Similarly, if your child has an aversion to a certain word, your family might have learned to avoid saying that word and apologize if someone accidentally uses it. For children with severe symptoms, weekly or even twice-weekly therapy sessions might not be effective enough. Some institutions that specialize in OCD, like the Child Mind Institute, offer intensive treatment programs that allow children to be seen several times a week, compressing treatment and helping children make more gains faster.

These programs can have a transformative effect on children struggling with severe OCD, and can many times prevent hospitalization.
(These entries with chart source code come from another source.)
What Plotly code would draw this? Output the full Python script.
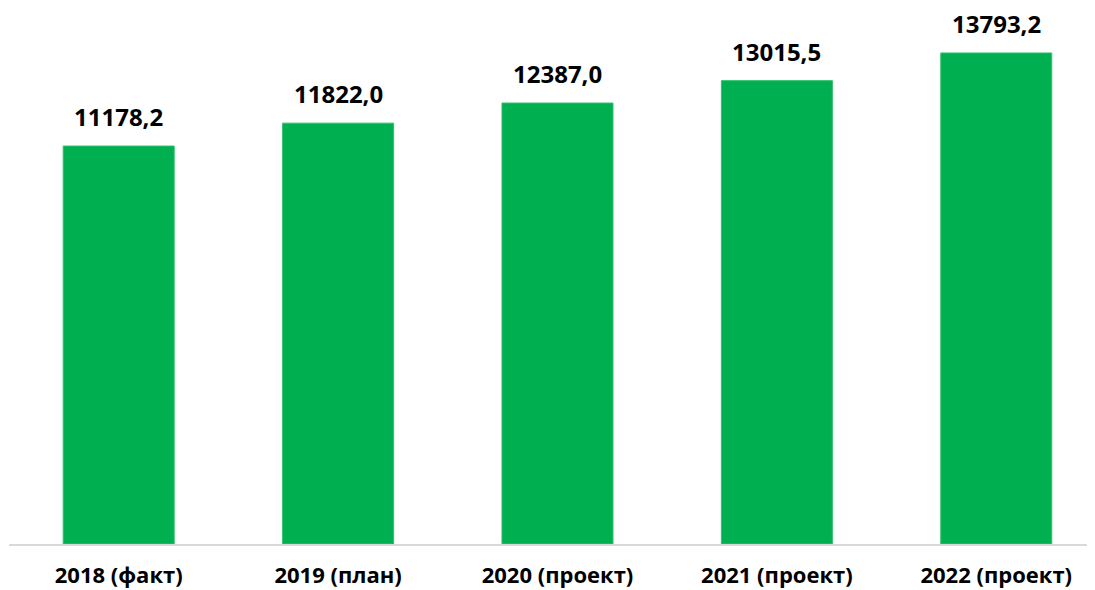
import plotly.graph_objects as go

categories = ["2018 (факт)", "2019 (план)", "2020 (проект)", "2021 (проект)", "2022 (проект)"]
values = [11178.2, 11822.0, 12387.0, 13015.5, 13793.2]
value_labels = ["11178,2", "11822,0", "12387,0", "13015,5", "13793,2"]

GREEN = "#00B050"
FONT = "Open Sans"

fig = go.Figure(go.Bar(
    x=list(range(len(categories))),
    y=values,
    width=0.506,
    marker=dict(color=GREEN, line=dict(color="#2fc06a", width=1)),
    hoverinfo="skip",
))

for i, (v, lab) in enumerate(zip(values, value_labels)):
    fig.add_annotation(
        x=i, y=v, text=f"<b>{lab}</b>", showarrow=False,
        yanchor="bottom", yshift=11,
        font=dict(family=FONT, size=24, color="#000000"),
    )

fig.update_layout(
    width=1087, height=582,
    margin=dict(l=1, r=0, t=2, b=46),
    paper_bgcolor="white", plot_bgcolor="white",
    showlegend=False,
    xaxis=dict(
        range=[-0.5, 4.45],
        tickmode="array",
        tickvals=list(range(len(categories))),
        ticktext=[f"<b>{c}</b>" for c in categories],
        tickfont=dict(family=FONT, size=22, color="#000000"),
        showline=True, linecolor="#D9D9D9", linewidth=2,
        ticks="outside", ticklen=11, tickcolor="rgba(0,0,0,0)",
        showgrid=False, zeroline=False, automargin=False,
    ),
    yaxis=dict(
        range=[0, 15000], visible=False, showgrid=False, zeroline=False,
    ),
)

fig.write_html("out.html")
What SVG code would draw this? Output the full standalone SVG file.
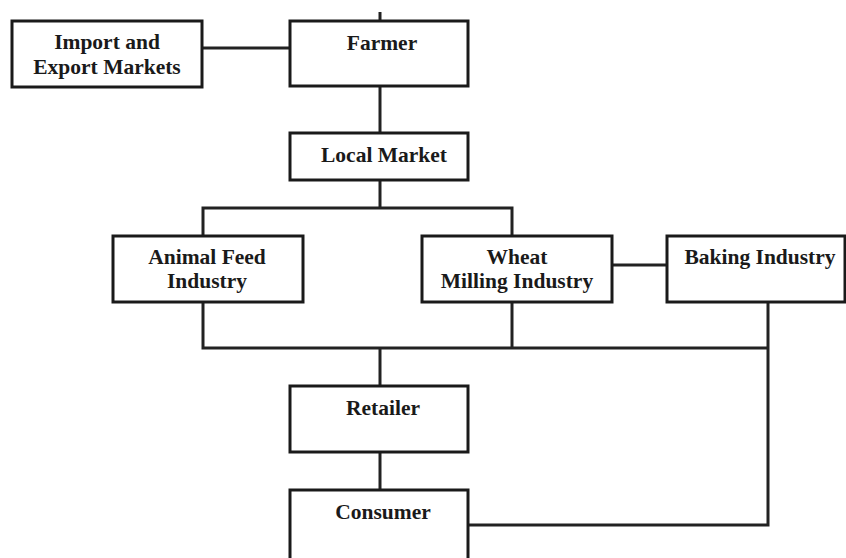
<svg xmlns="http://www.w3.org/2000/svg" width="846" height="558" viewBox="0 0 846 558">
<style>
.box{fill:#fff;stroke:#1a1a1a;stroke-width:3}
.t{font-family:"Liberation Serif","Times New Roman",serif;font-weight:bold;font-size:21.5px;fill:#1a1a1a;text-anchor:middle}
.c{fill:none;stroke:#222;stroke-width:3}
</style>
<rect width="846" height="558" fill="#fff"/>
<g id="connectors">
<path class="c" d="M380 12 V21"/>
<path class="c" d="M202 48 H290"/>
<path class="c" d="M380 86 V133"/>
<path class="c" d="M380 180 V208"/>
<path class="c" d="M203 236 V208 H512 V236"/>
<path class="c" d="M612 265 H667"/>
<path class="c" d="M203 302 V348 H768"/>
<path class="c" d="M512 302 V348"/>
<path class="c" d="M768 302 V525 H468"/>
<path class="c" d="M380 348 V386"/>
<path class="c" d="M380 452 V490"/>
</g>
<g id="import"><rect class="box" x="12" y="21" width="190" height="66"/><text class="t" x="107" y="49">Import and</text><text class="t" x="107" y="74">Export Markets</text></g>
<g id="farmer"><rect class="box" x="290" y="21" width="178" height="65"/><text class="t" x="382" y="50">Farmer</text></g>
<g id="local"><rect class="box" x="290" y="133" width="178" height="47"/><text class="t" x="384" y="162">Local Market</text></g>
<g id="animal"><rect class="box" x="113" y="236" width="190" height="66"/><text class="t" x="207" y="264">Animal Feed</text><text class="t" x="207" y="288">Industry</text></g>
<g id="wheat"><rect class="box" x="422" y="236" width="190" height="66"/><text class="t" x="517" y="264">Wheat</text><text class="t" x="517" y="288">Milling Industry</text></g>
<g id="baking"><rect class="box" x="667" y="236" width="178" height="66"/><text class="t" x="760" y="264">Baking Industry</text></g>
<g id="retailer"><rect class="box" x="290" y="386" width="178" height="66"/><text class="t" x="383" y="415">Retailer</text></g>
<g id="consumer"><rect class="box" x="290" y="490" width="178" height="80"/><text class="t" x="383" y="519">Consumer</text></g>
</svg>
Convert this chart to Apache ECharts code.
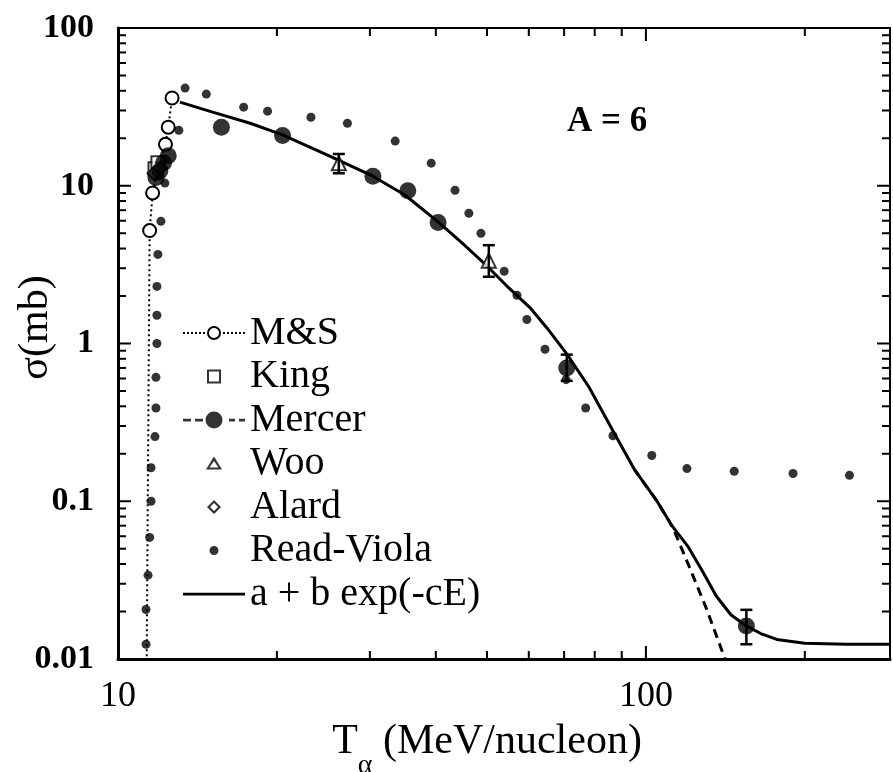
<!DOCTYPE html>
<html>
<head>
<meta charset="utf-8">
<script src="https://cdn.jsdelivr.net/npm/echarts@6/dist/echarts.min.js"></script>
<style>
html, body { margin: 0; padding: 0; background: #fff; }
#chart { width: 893px; height: 772px; }
</style>
</head>
<body>
<div id="chart"></div>
<script>
// cross section vs energy, A = 6
const serif = 'Liberation Serif';

// tick values / labels
const xLabelValues = [10, 100];
const xLabelText = ['10', '100'];
const yLabelValues = [0.01, 0.1, 1, 10, 100];
const yLabelText = ['0.01', '0.1', '1', '10', '100'];
const xMinorTicks = [20, 30, 40, 50, 60, 70, 80, 90, 200];
const yMinorTicks = [0.02, 0.03, 0.04, 0.05, 0.06, 0.07, 0.08, 0.09,
  0.2, 0.3, 0.4, 0.5, 0.6, 0.7, 0.8, 0.9,
  2, 3, 4, 5, 6, 7, 8, 9,
  20, 30, 40, 50, 60, 70, 80, 90];

// M&S (first point is where the dotted line leaves the bottom axis)
const msData = [[11.33, 0.009], [11.48, 5.2], [11.63, 9.0], [11.85, 12.0], [12.3, 18.3], [12.45, 23.5], [12.66, 36]];
const kingData = [[11.75, 12.8], [11.9, 14.0]];
const mercerData = [[11.8, 11.3], [12.0, 12.4], [12.2, 14.0], [12.45, 15.5], [15.7, 23.5], [20.5, 20.8],
  [30.4, 11.5], [35.4, 9.3], [40.4, 5.85], [70.8, 0.70], [155, 0.0162]];
const wooData = [[26.2, 13.9], [50.4, 3.35]];
const alardData = [[11.7, 12.0], [12.05, 13.0]];
const rvData = [[11.3, 0.0124], [11.3, 0.0206], [11.4, 0.034], [11.48, 0.059], [11.55, 0.10], [11.55, 0.163],
  [11.75, 0.257], [11.8, 0.39], [11.8, 0.61], [11.85, 1.0], [11.85, 1.51], [11.85, 2.3], [11.9, 3.67],
  [12.06, 5.96], [12.27, 10.4], [13.04, 22.5], [13.4, 41.6], [14.7, 38.1], [17.3, 31.5], [19.2, 29.7],
  [23.2, 27.2], [27.2, 24.9], [33.5, 19.2], [39.2, 13.9], [43.5, 9.36], [46.2, 6.69], [48.7, 4.99],
  [53.9, 2.87], [57.0, 2.02], [59.5, 1.42], [64.4, 0.92], [70.6, 0.59], [76.9, 0.39], [86.6, 0.26],
  [102.6, 0.195], [119.6, 0.161], [147, 0.155], [190, 0.15], [243, 0.146]];
// solid fit curve a + b exp(-cE)
const fitData = [[13.1, 33.9], [15, 29.5], [17.8, 24.9], [20.5, 21], [25, 15.6], [30.4, 11.5], [35, 8.7],
  [40.4, 5.9], [45, 4.3], [50, 3.1], [55, 2.25], [60.3, 1.69], [65, 1.25], [70.8, 0.86], [78, 0.53],
  [86.6, 0.28], [95, 0.16], [105, 0.10], [112, 0.07], [120, 0.052], [128, 0.036], [136, 0.025],
  [145, 0.019], [155, 0.0162], [165, 0.0145], [177, 0.0133], [200, 0.0126], [240, 0.0124], [290, 0.0124]];
// dashed curve (no constant term)
const dashData = [[95, 0.16], [105, 0.10], [112.5, 0.068], [121, 0.038], [130.5, 0.0205], [142, 0.0095]];
// error bars: [x, low, high]
const errData = [[26.2, 12.0, 15.9], [50.4, 2.65, 4.2], [70.8, 0.58, 0.85], [155, 0.0124, 0.0205]];

// legend icons drawn in a 62x18 box (tiny corner squares fix the box size)
const box = 'M0,0h0.1v0.1h-0.1z M61.9,17.9h0.1v0.1h-0.1z ';
const ring = (cx, cy, r1, r2) => 'M' + (cx - r1) + ',' + cy + 'a' + r1 + ',' + r1 + ' 0 1,0 ' + (2 * r1) + ',0a' + r1 + ',' + r1 + ' 0 1,0 ' + (-2 * r1) + ',0z ' +
  'M' + (cx - r2) + ',' + cy + 'a' + r2 + ',' + r2 + ' 0 1,1 ' + (2 * r2) + ',0a' + r2 + ',' + r2 + ' 0 1,1 ' + (-2 * r2) + ',0z ';
const disc = (cx, cy, r) => 'M' + (cx - r) + ',' + cy + 'a' + r + ',' + r + ' 0 1,0 ' + (2 * r) + ',0a' + r + ',' + r + ' 0 1,0 ' + (-2 * r) + ',0z ';
let dots = '';
[0, 4, 8, 12, 16, 20, 40, 44, 48, 52, 56, 60].forEach(x => { dots += 'M' + x + ',8h2v2h-2z '; });
let dashes = '';
[[0, 8], [12, 8], [46, 6], [56, 6]].forEach(d => { dashes += 'M' + d[0] + ',7.8h' + d[1] + 'v2.6h-' + d[1] + 'z '; });
const icons = {
  ms: 'path://' + box + dots + ring(31, 9, 7, 5),
  king: 'path://' + box + 'M24,2h14v14h-14z M26,4v10h10v-10z',
  mercer: 'path://' + box + dashes + disc(31, 9, 8.5),
  woo: 'path://' + box + 'M31,2L39,15L23,15z M31,6.5L26.5,13L35.5,13z',
  alard: 'path://' + box + 'M31,2L38,9L31,16L24,9z M31,5L27,9L31,13L35,9z',
  rv: 'path://' + box + disc(31, 9, 4.5),
  fit: 'path://' + box + 'M0,7.8h62v2.6h-62z'
};

function findLabel(v, values, texts) {
  const i = values.findIndex(t => Math.abs(Math.log10(v) - Math.log10(t)) < 1e-6);
  return i < 0 ? '' : texts[i];
}

// tick marks on all four sides, placed through the axes
function tickSeries(values, dir, len) {
  return {
    type: 'custom', silent: true, z: 6, clip: false,
    data: values.map(v => dir === 'x' ? [v, 1] : [20, v]),
    renderItem: (params, api) => {
      const cs = params.coordSys;
      const p = api.coord([api.value(0), api.value(1)]);
      const st = { stroke: '#000', lineWidth: 2 };
      if (dir === 'x') {
        return { type: 'group', children: [
          { type: 'line', shape: { x1: p[0], y1: cs.y + cs.height, x2: p[0], y2: cs.y + cs.height - len }, style: st },
          { type: 'line', shape: { x1: p[0], y1: cs.y, x2: p[0], y2: cs.y + len }, style: st }
        ] };
      }
      return { type: 'group', children: [
        { type: 'line', shape: { x1: cs.x, y1: p[1], x2: cs.x + len, y2: p[1] }, style: st },
        { type: 'line', shape: { x1: cs.x + cs.width, y1: p[1], x2: cs.x + cs.width - len, y2: p[1] }, style: st }
      ] };
    }
  };
}

const chart = echarts.init(document.getElementById('chart'));
chart.setOption({
  animation: false,
  backgroundColor: '#fff',
  title: {
    text: 'A = 6', left: 567, top: 104, padding: 0,
    textStyle: { fontFamily: serif, fontWeight: 'bold', fontSize: 35, color: '#000' }
  },
  grid: {
    left: 118, right: 3, top: 28, bottom: 113, containLabel: false, outerBoundsMode: 'none',
    show: true, borderColor: '#000', borderWidth: 2
  },
  legend: {
    orient: 'vertical', left: 183, top: 313, padding: 0,
    itemWidth: 62, itemHeight: 18, itemGap: 3.5, selectedMode: false,
    itemStyle: { color: '#000', borderWidth: 0 },
    textStyle: { fontFamily: serif, fontSize: 40, color: '#000', lineHeight: 40 },
    data: [
      { name: 'M&S', icon: icons.ms },
      { name: 'King', icon: icons.king },
      { name: 'Mercer', icon: icons.mercer },
      { name: 'Woo', icon: icons.woo },
      { name: 'Alard', icon: icons.alard },
      { name: 'Read-Viola', icon: icons.rv },
      { name: 'a + b exp(-cE)', icon: icons.fit }
    ]
  },
  xAxis: {
    type: 'log', logBase: 10, min: 10, max: 290,
    name: '{t|T}{s|α} (MeV/nucleon)', nameLocation: 'middle', nameGap: 45, nameMoveOverlap: false,
    nameTextStyle: {
      fontFamily: serif, fontSize: 42, color: '#000', padding: [0, 34, 0, 0],
      rich: {
        t: { fontFamily: serif, fontSize: 42, color: '#000' },
        s: { fontFamily: serif, fontSize: 28, color: '#000', verticalAlign: 'bottom', padding: [48, 0, 0, 0] }
      }
    },
    axisLine: { lineStyle: { color: '#000', width: 3 } },
    axisTick: { show: false },
    splitLine: { show: false },
    axisLabel: {
      fontFamily: serif, fontSize: 36, color: '#000', margin: 20, showMaxLabel: false,
      formatter: v => findLabel(v, xLabelValues, xLabelText)
    }
  },
  yAxis: {
    type: 'log', logBase: 10, min: 0.01, max: 100,
    name: 'σ(mb)', nameLocation: 'middle', nameGap: 61, nameMoveOverlap: false,
    nameTextStyle: { fontFamily: serif, fontSize: 42, color: '#000', padding: [0, 0, 0, 32] },
    axisLine: { lineStyle: { color: '#000', width: 3 } },
    axisTick: { show: false },
    splitLine: { show: false },
    axisLabel: {
      fontFamily: serif, fontSize: 34, fontWeight: 'bold', color: '#000', margin: 24,
      formatter: v => findLabel(v, yLabelValues, yLabelText)
    }
  },
  series: [
    {
      name: 'a + b exp(-cE)', type: 'line', data: fitData, symbol: 'none', z: 3,
      lineStyle: { color: '#000', width: 3 }
    },
    {
      name: 'Mercer curve', type: 'line', data: dashData, symbol: 'none', z: 3,
      lineStyle: { color: '#000', width: 3, type: [9, 6] }
    },
    {
      name: 'M&S', type: 'line', z: 4,
      data: msData.map((d, i) => i === 0 ? { value: d, symbol: 'none' } : d),
      symbol: 'circle', symbolSize: 13,
      itemStyle: { color: '#fff', borderColor: '#000', borderWidth: 2 },
      lineStyle: { color: '#000', width: 2, type: [2, 3] }
    },
    {
      name: 'King', type: 'scatter', data: kingData, symbol: 'rect', symbolSize: 13, z: 5,
      itemStyle: { color: '#fff', borderColor: '#000', borderWidth: 2 }
    },
    {
      name: 'Alard', type: 'scatter', data: alardData, symbol: 'diamond', symbolSize: 13, z: 5,
      itemStyle: { color: '#fff', borderColor: '#000', borderWidth: 2 }
    },
    {
      name: 'Mercer', type: 'scatter', data: mercerData, symbol: 'circle', symbolSize: 17, z: 5,
      itemStyle: { color: '#000' }
    },
    {
      name: 'Woo', type: 'scatter', data: wooData, symbol: 'triangle', symbolSize: 14, z: 5,
      itemStyle: { color: '#fff', borderColor: '#000', borderWidth: 2 }
    },
    {
      name: 'Read-Viola', type: 'scatter', data: rvData, symbol: 'circle', symbolSize: 9, z: 5,
      itemStyle: { color: '#000' }
    },
    {
      name: 'errors', type: 'custom', z: 6, silent: true,
      data: errData, encode: { x: 0, y: [1, 2] },
      renderItem: (params, api) => {
        const lo = api.coord([api.value(0), api.value(1)]);
        const hi = api.coord([api.value(0), api.value(2)]);
        const w = 6;
        const st = { stroke: '#000', lineWidth: 2.5 };
        return { type: 'group', children: [
          { type: 'line', shape: { x1: lo[0], y1: lo[1], x2: hi[0], y2: hi[1] }, style: st },
          { type: 'line', shape: { x1: lo[0] - w, y1: lo[1], x2: lo[0] + w, y2: lo[1] }, style: st },
          { type: 'line', shape: { x1: hi[0] - w, y1: hi[1], x2: hi[0] + w, y2: hi[1] }, style: st }
        ] };
      }
    },
    tickSeries(xLabelValues, 'x', 13),
    tickSeries(xMinorTicks, 'x', 8),
    tickSeries(yLabelValues, 'y', 13),
    tickSeries(yMinorTicks, 'y', 8)
  ]
});
</script>
</body>
</html>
An inpatient hospitalization program is another option for children with severe OCD who are not getting the help they need from traditional outpatient treatment.

After an inpatient OCD hospitalization, a child may be recommended to participate in an intensive outpatient program to help ease his transition away from being in a clinical environment and to help him maintain the gains he has made. While the primary treatment for OCD is cognitive behavioral therapy, children with more severe cases are often treated with a combination of CBT and medication.

Medication can be decreased or discontinued as the child learns skills to help her overcome her anxiety on her own. Sometimes other types of medicines can be prescribed to control excessive irritability or anger that may be complicating treatment. It is not uncommon for children with OCD to struggle with more than one disorder. Depression, eating disorders and panic disorder can frequently occur alongside OCD.